- WHAT YOU NEED TO DO
Copy every line of the data that contains the string "matplotlib".

##### DATA #####

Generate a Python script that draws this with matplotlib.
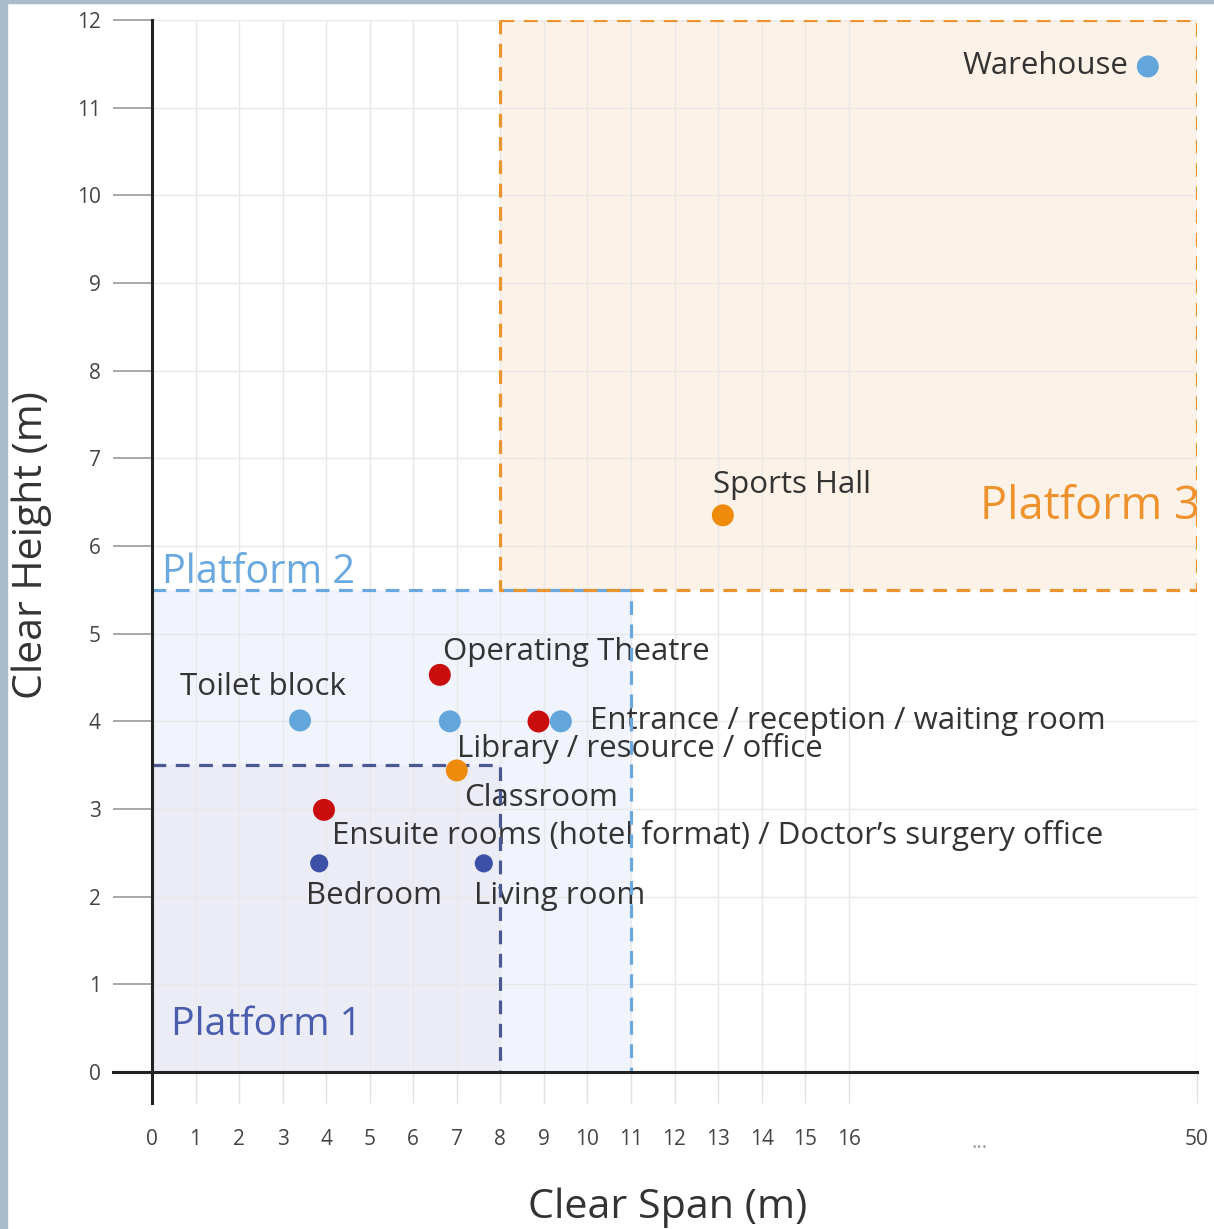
import matplotlib.pyplot as plt
from matplotlib.patches import Rectangle

plt.rcParams['font.family'] = ['Open Sans', 'DejaVu Sans']

# ------------------------
# Data
# ------------------------

# x positions are on the chart's display scale (tick "50" sits at position 24)
room_names = ["Warehouse", "Sports Hall", "Operating Theatre", "Toilet block",
              "Library / resource / office", "Entrance / reception / waiting room",
              "Classroom", "Ensuite rooms (hotel format) / Doctor\u2019s surgery office",
              "Bedroom", "Living room"]
room_span = [22.87, 13.11, 6.61, 3.40, 6.84, 9.39, 7.00, 3.95, 3.84, 7.62]
room_height = [11.47, 6.35, 4.53, 4.01, 4.00, 4.00, 3.44, 2.99, 2.38, 2.38]
room_group = ["light", "orange", "red", "light", "light", "light", "orange", "red", "dark", "dark"]
# label offsets in pixels (dx, dy, ha)
label_offsets = [(-19, 0, "right"), (-10, 30, "left"), (3, 23, "left"), (-37, 33, "center"),
                 (7, -27, "left"), (29, 0, "left"), (7, -28, "left"), (8, -26, "left"),
                 (-13, -33, "left"), (-10, -33, "left")]

# unlabelled extra point next to the entrance
extra_span = [8.87]
extra_height = [4.00]
extra_group = ["red"]

x_ticks = list(range(0, 17)) + [24]
x_tick_labels = [str(i) for i in range(0, 17)] + ["50"]
y_ticks = list(range(0, 13))

# platforms: (x0, x1, y0, y1)
platforms = {
    "Platform 1": (0, 8, 0, 3.5),
    "Platform 2": (0, 11, 0, 5.5),
    "Platform 3": (8, 24, 5.5, 12),
}

group_colors = {"light": "#62a6dc", "red": "#c90d0d", "orange": "#ee8a0c", "dark": "#3b50a6"}
group_sizes = {"light": 250, "red": 250, "orange": 250, "dark": 170}

# ------------------------
# Figure
# ------------------------

fig = plt.figure(figsize=(12.14, 12.29), dpi=100)
fig.patches.append(Rectangle((0, 0), 7 / 1214, 1, transform=fig.transFigure,
                             color="#a8bccb", zorder=-5))
fig.patches.append(Rectangle((0, 1 - 3 / 1229), 1, 3 / 1229, transform=fig.transFigure,
                             color="#a8bccb", zorder=-5))

ax = fig.add_axes([152 / 1214, 1 - 1072 / 1229, 1045 / 1214, 1052 / 1229])
ax.set_xlim(0, 24)
ax.set_ylim(0, 12)
for s in ax.spines.values():
    s.set_visible(False)

ax.set_xticks(x_ticks)
ax.set_xticklabels(x_tick_labels)
ax.set_yticks(y_ticks)
ax.tick_params(axis="y", length=28, width=1.2, color="#9a9a9a", pad=9,
               labelsize=15, labelcolor="#444444")
ax.tick_params(axis="x", length=22, width=1, color="#e0e0e0", pad=19,
               labelsize=15, labelcolor="#444444")
ax.grid(True, color="#e8e8e8", lw=1, zorder=0)
ax.set_axisbelow(True)
ax.text(19, -0.8, "...", ha="center", va="center", fontsize=15, color="#999999")

# platform fills
fills = {"Platform 2": "#f0f4fc", "Platform 1": "#ebecf6", "Platform 3": "#fdf1e5"}
edges = {"Platform 2": "#6aa8e0", "Platform 1": "#4a5994", "Platform 3": "#ea9430"}
dash = (0, (4.3, 3))
for name in ["Platform 2", "Platform 1", "Platform 3"]:
    x0, x1, y0, y1 = platforms[name]
    ax.add_patch(Rectangle((x0, y0), x1 - x0, y1 - y0, facecolor=fills[name],
                           edgecolor="none", zorder=0.5, alpha=0.92))
for name in ["Platform 2", "Platform 1", "Platform 3"]:
    x0, x1, y0, y1 = platforms[name]
    ax.plot([x0, x1, x1], [y1, y1, y0], color=edges[name], lw=2.3, ls=dash, zorder=3)
# platform 3 left and bottom edges
x0, x1, y0, y1 = platforms["Platform 3"]
ax.plot([x0, x0, x1], [y1, y0, y0], color=edges["Platform 3"], lw=2.3, ls=dash, zorder=3)

ax.text(0.23, 5.70, "Platform 2", color="#6aa8e0", fontsize=28.5, ha="left", va="center")
ax.text(0.43, 0.54, "Platform 1", color="#4a5cae", fontsize=28.2, ha="left", va="center")
ax.text(24.07, 6.44, "Platform 3", color="#ee922e", fontsize=32.5, ha="right", va="center")

# axis lines
ax.plot([-0.9, 24], [0, 0], color="#222222", lw=2.2, clip_on=False, zorder=5)
ax.plot([0, 0], [-0.35, 12], color="#222222", lw=2.2, clip_on=False, zorder=5)

# points
ax.scatter(extra_span, extra_height, s=[group_sizes[g] for g in extra_group],
           c=[group_colors[g] for g in extra_group], zorder=4, linewidths=0)
ax.scatter(room_span, room_height, s=[group_sizes[g] for g in room_group],
           c=[group_colors[g] for g in room_group], zorder=4, linewidths=0)

for name, xs, ys, (dx, dy, ha) in zip(room_names, room_span, room_height, label_offsets):
    ax.annotate(name, (xs, ys), xytext=(dx, dy), textcoords="offset pixels",
                ha=ha, va="center", fontsize=22.5, color="#333333", zorder=2)

fig.text(668 / 1214, 1 - 1208 / 1229, "Clear Span (m)", ha="center", va="center",
         fontsize=29.7, color="#333333")
fig.text(32 / 1214, 1 - 545 / 1229, "Clear Height (m)", ha="center", va="center",
         fontsize=29.5, color="#333333", rotation=90)

fig.savefig("out.png", dpi=100)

#####

- THE REPLY
Generate a Python script that draws this with matplotlib.
import matplotlib.pyplot as plt
from matplotlib.patches import Rectangle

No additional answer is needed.